§ Do this
Pictures stay out of this copy, which runs from the first line of the material through the line containing "from matplotlib.ticker import MultipleLocator".

§ Material for this exercise
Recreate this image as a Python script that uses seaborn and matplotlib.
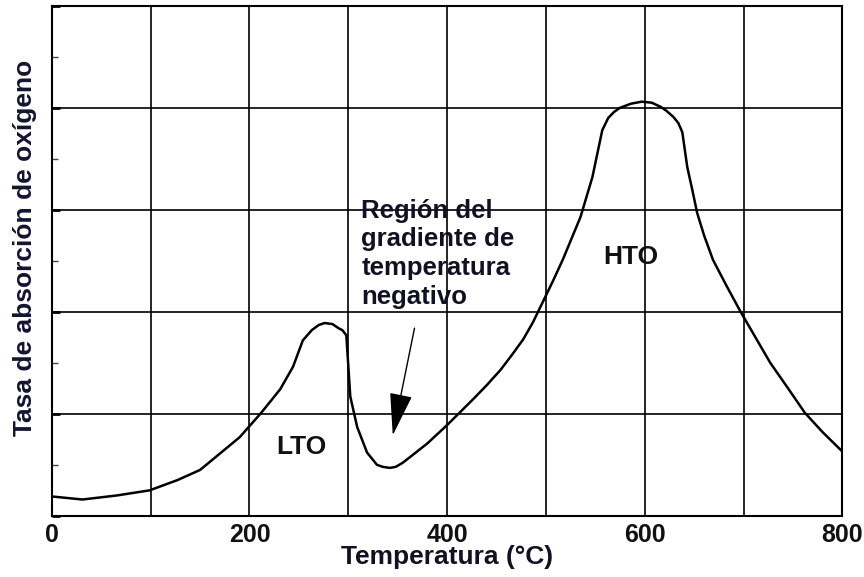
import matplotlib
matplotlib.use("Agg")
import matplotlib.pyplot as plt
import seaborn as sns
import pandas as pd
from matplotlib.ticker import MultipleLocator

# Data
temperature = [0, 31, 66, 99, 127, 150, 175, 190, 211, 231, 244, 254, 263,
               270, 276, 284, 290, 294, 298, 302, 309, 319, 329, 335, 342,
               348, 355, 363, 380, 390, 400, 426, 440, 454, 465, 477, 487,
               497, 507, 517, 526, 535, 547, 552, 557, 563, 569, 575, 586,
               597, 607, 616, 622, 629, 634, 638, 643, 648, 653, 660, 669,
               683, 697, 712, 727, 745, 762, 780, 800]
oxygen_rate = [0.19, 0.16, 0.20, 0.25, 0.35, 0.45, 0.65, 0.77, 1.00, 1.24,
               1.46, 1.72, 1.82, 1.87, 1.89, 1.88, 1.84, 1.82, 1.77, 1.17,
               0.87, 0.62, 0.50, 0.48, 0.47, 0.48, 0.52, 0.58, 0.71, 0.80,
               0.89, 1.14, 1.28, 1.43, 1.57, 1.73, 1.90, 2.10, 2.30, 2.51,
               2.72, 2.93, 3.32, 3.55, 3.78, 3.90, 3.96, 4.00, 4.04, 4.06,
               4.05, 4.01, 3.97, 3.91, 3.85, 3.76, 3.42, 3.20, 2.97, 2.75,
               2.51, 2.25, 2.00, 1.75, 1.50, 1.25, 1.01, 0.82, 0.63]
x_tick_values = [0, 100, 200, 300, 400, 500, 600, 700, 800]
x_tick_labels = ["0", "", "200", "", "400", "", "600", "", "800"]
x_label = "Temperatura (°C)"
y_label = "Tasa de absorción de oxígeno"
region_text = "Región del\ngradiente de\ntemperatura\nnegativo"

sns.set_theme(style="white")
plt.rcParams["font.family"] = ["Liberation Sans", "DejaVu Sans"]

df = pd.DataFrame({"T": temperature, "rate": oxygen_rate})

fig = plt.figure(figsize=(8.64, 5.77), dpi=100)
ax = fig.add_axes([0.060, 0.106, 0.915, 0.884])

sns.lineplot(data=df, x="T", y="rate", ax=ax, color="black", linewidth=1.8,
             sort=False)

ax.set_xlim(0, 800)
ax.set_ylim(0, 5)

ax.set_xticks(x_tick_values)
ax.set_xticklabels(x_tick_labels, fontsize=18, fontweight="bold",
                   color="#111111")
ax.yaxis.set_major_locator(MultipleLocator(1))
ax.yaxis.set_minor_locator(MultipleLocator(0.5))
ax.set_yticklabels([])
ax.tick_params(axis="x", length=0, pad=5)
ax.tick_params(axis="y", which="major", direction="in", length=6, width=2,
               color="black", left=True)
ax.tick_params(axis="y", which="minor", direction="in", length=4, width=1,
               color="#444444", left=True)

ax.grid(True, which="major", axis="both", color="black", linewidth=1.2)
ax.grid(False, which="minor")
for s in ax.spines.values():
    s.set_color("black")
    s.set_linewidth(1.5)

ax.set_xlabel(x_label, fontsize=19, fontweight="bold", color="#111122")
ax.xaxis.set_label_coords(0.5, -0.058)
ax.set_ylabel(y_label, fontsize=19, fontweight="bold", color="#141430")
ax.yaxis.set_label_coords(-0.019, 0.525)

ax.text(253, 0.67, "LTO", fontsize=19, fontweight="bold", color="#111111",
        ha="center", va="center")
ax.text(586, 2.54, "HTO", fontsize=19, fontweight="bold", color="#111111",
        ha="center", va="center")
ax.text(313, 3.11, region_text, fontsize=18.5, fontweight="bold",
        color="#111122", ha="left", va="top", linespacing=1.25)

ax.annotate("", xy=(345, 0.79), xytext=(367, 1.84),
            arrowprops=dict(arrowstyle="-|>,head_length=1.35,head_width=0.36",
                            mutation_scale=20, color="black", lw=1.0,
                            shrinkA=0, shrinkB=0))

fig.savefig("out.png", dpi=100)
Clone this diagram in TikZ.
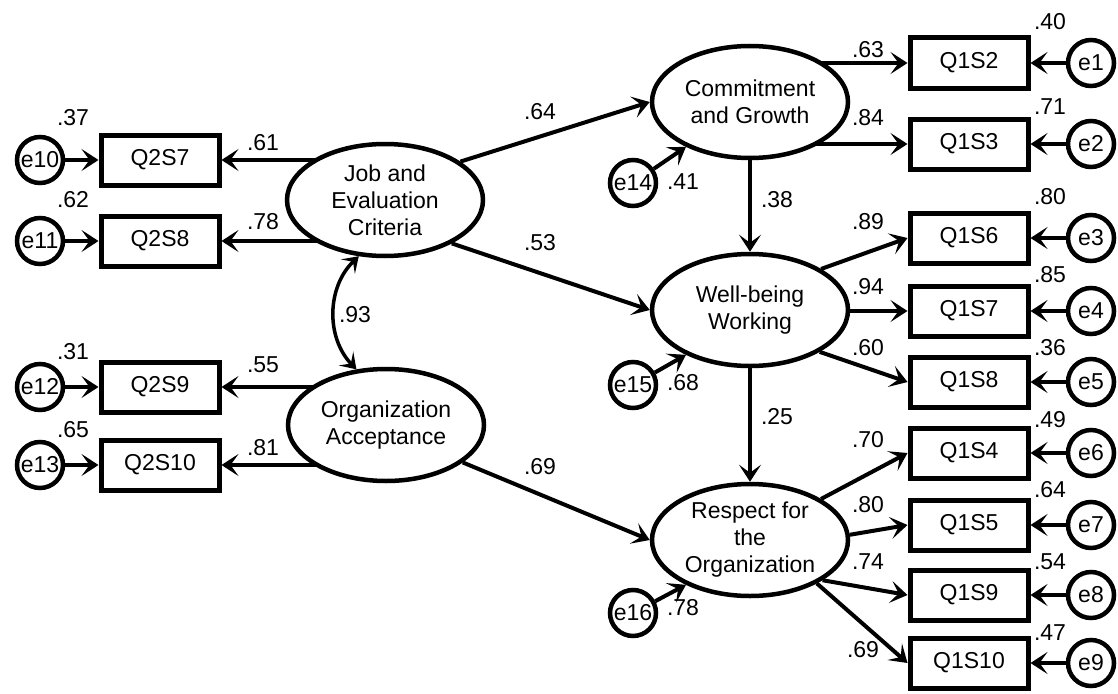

§ Exercise result
Recreate this image as a Python script that uses seaborn and matplotlib.
import matplotlib
matplotlib.use("Agg")
import matplotlib.pyplot as plt
import seaborn as sns
import pandas as pd
from matplotlib.ticker import MultipleLocator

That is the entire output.